/ 25 May 2018

Mashinini steers away from Zuma

ANC Free State chair Sam Mashinini says pro-Zuma supporters are taking the party backwards
ANC Free State chair Sam Mashinini says pro-Zuma supporters are taking the party backwards

Newly elected ANC Free State chairperson Sam Mashinini wants party structures in the province to rally behind Cyril Ramaphosa, the president of the country and the ANC.

But delegates at the Free State conference that elected Mashinini sang songs praising former president Jacob Zuma.

“You can do whatever that you want to say but in this country, right now, the president as we speak now is comrade Cyril Ramaphosa. So it becomes the responsibility of each and every leader to rally behind the president who was elected by [the] majority of branch members that were at Nasrec [ANC elective conference last December],” Mashinini said in an interview with the Mail & Guardian this week.

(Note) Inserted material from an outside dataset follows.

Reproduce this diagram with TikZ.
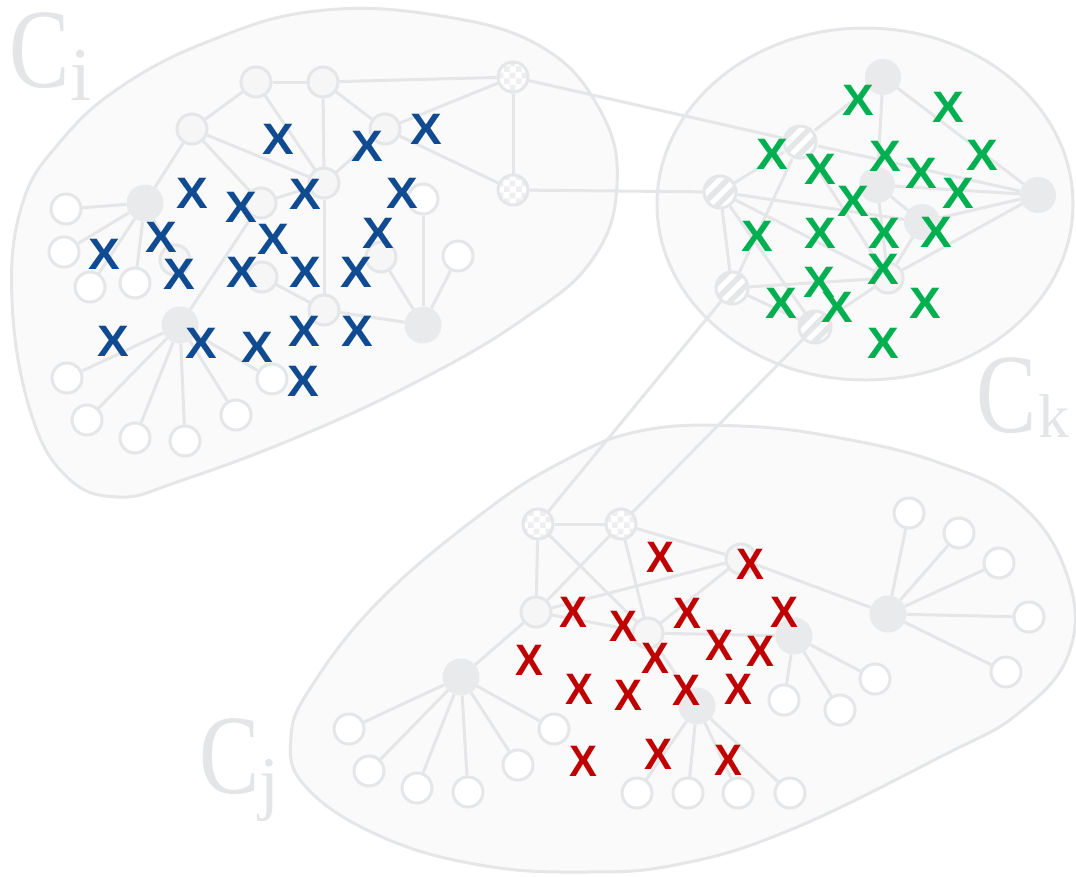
\documentclass[tikz,border=0pt]{standalone}
\usepackage{fontspec}
\usetikzlibrary{patterns,patterns.meta}
\newfontfamily\xfont{Liberation Sans}
\newfontfamily\lfont{Liberation Serif}
\definecolor{gline}{RGB}{229,230,232}
\definecolor{gfill}{RGB}{233,234,236}
\definecolor{blobfill}{RGB}{250,250,251}
\definecolor{innerfill}{RGB}{246,246,247}
\definecolor{xblue}{RGB}{16,74,145}
\definecolor{xgreen}{RGB}{0,176,80}
\definecolor{xred}{RGB}{192,0,0}
\definecolor{lbl}{RGB}{228,229,231}
\definecolor{chkcol}{RGB}{238,238,240}
\pgfdeclarepatternformonly{bigcheck}{\pgfpointorigin}{\pgfqpoint{12pt}{12pt}}{\pgfqpoint{12pt}{12pt}}{%
  \pgfpathrectangle{\pgfpointorigin}{\pgfqpoint{6pt}{6pt}}%
  \pgfpathrectangle{\pgfqpoint{6pt}{6pt}}{\pgfqpoint{6pt}{6pt}}%
  \pgfusepath{fill}}
\pgfdeclarelayer{blobs}
\pgfdeclarelayer{edges}
\pgfsetlayers{blobs,edges,main}
\tikzset{
  leaf/.style={circle, draw=gline, line width=3pt, fill=white, minimum size=30pt, inner sep=0pt},
  inner/.style={leaf, fill=innerfill},
  hub/.style={circle, fill=gfill, minimum size=37pt, inner sep=0pt},
  chk/.style={leaf, preaction={fill=white}, pattern=bigcheck, pattern color=chkcol},
  strp/.style={leaf, minimum size=32pt, preaction={fill=white}, pattern={Lines[angle=45,distance=11pt,line width=5.5pt]}, pattern color=gline},
  edge/.style={draw=gline, line width=3pt},
  blob/.style={draw=gline, line width=3pt, fill=blobfill},
  xm/.style={inner sep=0pt, font=\xfont\bfseries\fontsize{44}{44}\selectfont},
  xb/.style={xm, text=xblue},
  xg/.style={xm, text=xgreen},
  xr/.style={xm, text=xred},
  lbl/.style={inner sep=0pt, anchor=base, text=lbl}
}
\begin{document}
\begin{tikzpicture}[x=1pt,y=-1pt]
\useasboundingbox (0,0) rectangle (1076,876);
\begin{pgfonlayer}{blobs}
\fill[white] (0,0) rectangle (1076,876);
% C_i blob
\draw[blob] plot[smooth cycle, tension=0.7] coordinates {(316,11) (435,15) (540,46) (600,110) (617,185) (592,260) (522,320) (420,380) (300,436) (180,481) (118,497) (66,476) (30,410) (12,300) (22,205) (60,142) (122,86) (212,40)};
% C_k blob
\draw[blob] (865,204) ellipse [x radius=208, y radius=176];
% C_j blob
\draw[blob] plot[smooth cycle, tension=0.7] coordinates {(560,463) (640,431) (740,426) (840,438) (940,463) (1018,502) (1066,572) (1070,650) (1020,712) (940,757) (790,830) (680,864) (585,872) (480,865) (380,836) (306,787) (291,737) (313,684) (380,600) (480,515)};
\end{pgfonlayer}

% ---------- C_i nodes
\node[inner] (ciA) at (256,82) {};
\node[inner] (ciB) at (323,82) {};
\node[chk] (ciC) at (513,77) {};
\node[inner] (ciD) at (192,129) {};
\node[inner] (ciE) at (385,129) {};
\node[inner] (ciF) at (324,183) {};
\node[chk] (ciG) at (513,190) {};
\node[hub] (ciH) at (145,203) {};
\node[leaf] (ciI) at (66,209) {};
\node[inner] (ciJ) at (261,203) {};
\node[leaf] (ciK) at (423,199) {};
\node[leaf] (ciL) at (64,252) {};
\node[inner] (ciM) at (175,260) {};
\node[leaf] (ciN) at (90,287) {};
\node[leaf] (ciO) at (135,283) {};
\node[inner] (ciP) at (381,257) {};
\node[leaf] (ciQ) at (458,256) {};
\node[inner] (ciR) at (262,277) {};
\node[inner] (ciS) at (324,310) {};
\node[hub] (ciT) at (423,325) {};
\node[hub] (ciU) at (180,325) {};
\node[leaf] (ciV) at (67,378) {};
\node[leaf] (ciW) at (87,420) {};
\node[leaf] (ciX) at (135,438) {};
\node[leaf] (ciY) at (185,441) {};
\node[leaf] (ciZ) at (236,415) {};
\node[leaf] (ciAA) at (272,379) {};

% ---------- C_k nodes
\node[hub, minimum size=36pt] (k1) at (883,77) {};
\node[strp] (k2) at (800,142) {};
\node[strp] (k3) at (720,192) {};
\node[hub, minimum size=36pt] (k4) at (877,185) {};
\node[hub, minimum size=36pt] (k5) at (1038,195) {};
\node[hub, minimum size=36pt] (k6) at (922,222) {};
\node[strp] (k7) at (732,288) {};
\node[inner] (k8) at (888,278) {};
\node[strp] (k9) at (815,327) {};

% ---------- C_j nodes
\node[chk] (j1) at (538,524) {};
\node[chk] (j2) at (621,524) {};
\node[inner] (j3) at (741,559) {};
\node[inner] (j4) at (536,612) {};
\node[inner] (j5) at (648,633) {};
\node[hub] (j6) at (794,636) {};
\node[hub] (j7) at (888,614) {};
\node[hub] (j8) at (461,677) {};
\node[hub] (j9) at (697,706) {};
\node[leaf] (j10) at (909,513) {};
\node[leaf] (j11) at (959,533) {};
\node[leaf] (j12) at (999,563) {};
\node[leaf] (j13) at (1029,617) {};
\node[leaf] (j14) at (1006,672) {};
\node[leaf] (j15) at (875,679) {};
\node[leaf] (j16) at (840,710) {};
\node[leaf] (j17) at (784,700) {};
\node[leaf] (j18) at (349,729) {};
\node[leaf] (j19) at (369,771) {};
\node[leaf] (j20) at (417,788) {};
\node[leaf] (j21) at (468,792) {};
\node[leaf] (j22) at (518,765) {};
\node[leaf] (j23) at (554,729) {};
\node[leaf] (j24) at (637,793) {};
\node[leaf] (j25) at (688,793) {};
\node[leaf] (j26) at (738,793) {};
\node[leaf] (j27) at (790,793) {};

\begin{pgfonlayer}{edges}
\foreach \a/\b in {ciA/ciB, ciB/ciC, ciA/ciD, ciA/ciF, ciB/ciF, ciB/ciE, ciC/ciE, ciC/ciG, ciE/ciG, ciD/ciF, ciD/ciH, ciD/ciJ, ciF/ciE, ciF/ciJ, ciF/ciS, ciH/ciI, ciH/ciL, ciH/ciN, ciH/ciO, ciH/ciM, ciJ/ciU, ciR/ciS, ciS/ciT, ciK/ciT, ciP/ciT, ciQ/ciT, ciU/ciV, ciU/ciW, ciU/ciX, ciU/ciY, ciU/ciZ, ciU/ciAA,
  k1/k2, k1/k4, k1/k5, k2/k3, k2/k5, k2/k7, k2/k8, k3/k6, k3/k8, k3/k9, k3/k7, k4/k5, k4/k6, k4/k8, k6/k5, k8/k5, k7/k8, k7/k9, k9/k8, k6/k8,
  j1/j2, j1/j4, j1/j5, j2/j4, j2/j5, j2/j3, j4/j3, j3/j7, j3/j5, j4/j5, j5/j6, j5/j9, j4/j8, j6/j15, j6/j16, j6/j17, j7/j10, j7/j11, j7/j12, j7/j13, j7/j14, j8/j18, j8/j19, j8/j20, j8/j21, j8/j22, j8/j23, j9/j24, j9/j25, j9/j26, j9/j27,
  ciC/k2, ciG/k3, k7/j1, k9/j2}
  \draw[edge] (\a) -- (\b);
\end{pgfonlayer}

% ---------- X marks
\foreach \p [count=\i] in {(278,139),(367,146),(426,129),(192,193),(241,207),(305,194),(402,193),(161,237),(273,239),(378,233),(104,254),(179,274),(242,272),(305,272),(356,272),(113,341),(201,343),(257,347),(304,331),(357,331),(303,381)}
  \node[xb] (bx\i) at \p {\scalebox{1.08}[1]{X}};
\foreach \p [count=\i] in {(858,100),(948,107),(772,154),(885,156),(982,155),(820,169),(921,173),(958,193),(853,201),(757,236),(820,233),(884,233),(936,232),(883,269),(819,282),(781,303),(837,307),(925,303),(883,343)}
  \node[xg] (gx\i) at \p {\scalebox{1.08}[1]{X}};
\foreach \p [count=\i] in {(660,557),(750,564),(573,612),(623,626),(687,613),(784,612),(719,645),(760,651),(655,658),(529,660),(579,689),(628,695),(686,690),(738,689),(583,761),(658,754),(728,760)}
  \node[xr] (rx\i) at \p {\scalebox{0.95}[1]{X}};

% ---------- labels
\node[lbl, font=\lfont\fontsize{113}{113}\selectfont] (lci) at (40,87) {\scalebox{0.8}[1]{C}};
\node[lbl, font=\lfont\fontsize{76}{76}\selectfont] (lcii) at (81,100) {i};
\node[lbl, font=\lfont\fontsize{113}{113}\selectfont] (lck) at (1007,432) {\scalebox{0.8}[1]{C}};
\node[lbl, font=\lfont\fontsize{62}{62}\selectfont] (lckk) at (1054,437) {k};
\node[lbl, font=\lfont\fontsize{113}{113}\selectfont] (lcj) at (230,793) {\scalebox{0.8}[1]{C}};
\node[lbl, font=\lfont\fontsize{71}{71}\selectfont] (lcjj) at (269,806) {j};
\end{tikzpicture}
\end{document}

Though careful not to criticise his supporters, he said ANC members who sang pro-Zuma songs were taking the ANC backward.

“I hate to be taken backward. Because now I have to look into the future and say, how do I make this organisation grow? The moment you tell me about what happened, that takes me backward. Let me tell you, you make my heart bleed,” he said.

Mashinini served as Free State leader of the National Union of Mineworkers when Ramaphosa was its general secretary in the late 1980s.

The Free State was regarded as one of the “premier league” provinces that supported ANC national executive committee member Nkosazana Dlamini-Zuma as the preferred candidate to succeed Zuma as ANC president. The other provinces aligned to the premier league were Mpumalanga, North West and KwaZulu-Natal.

But Mashinini this week said his province and others who supported Dlamini-Zuma needed to accept the Nasrec outcome and move forward in the interest of uniting the ANC.

Mashinini said he and his newly elected leadership would continue to dissuade ANC branches from factional conduct.

“We have said on many platforms, even before the conference … we have said in the province there is no more NDZ, there is no more JZ. And that’s what we are telling our members every day.”

He said a priority would be to unite the deeply divided province to ensure that the ANC would be ready to start effective campaigning ahead of next year’s elections.

But his plans for unity have already encountered difficulties; yet another court battle looms in the province over the election of a new leadership.

Mashinini and his provincial executive committee face the threat of legal action by disgruntled party members who believe the conference that elected him last week was held in contravention of a court order.

In December the high court in Bloemfontein nullified the outcome of a provincial conference held in Parys, ordering the party to rerun branch general meetings (BGMs) in 14 branches where irregularities had been found.

Unhappy party members claim the court order was not abided by, and that this month’s elective conference was rushed.

Mashinini dismissed these claims and said he was confident the province had followed due process in holding the conference.

According to the provincial leadership, five of the BGMs were rerun and the remaining nine branches, which did not sit successfully, did not attend the conference because of their disqualified status.

“After everything was done the matter was taken to national to say this is how far the Free State has gone in order to ensure we comply. [We were] asking for permission to say we are ready to go to conference, and that’s why we were given the green light,” said Mashinini.

Those unhappy with Mashinini’s election have also complained that he might be a proxy for ANC secretary general Ace Magashule, the former Free State premier and ANC provincial chairperson, who is believed to have listed Mashinini as one of his preferred candidates.

Mashinini denied these allegations and said he was in his position because ANC branches believe him to be the best person for the job.

“I’m there because the branches have spoken,” he said. “In my view the conference said this is the [best] person that we see. I then said, if the conference and the branches are seeing this, who am I to defy the branches?”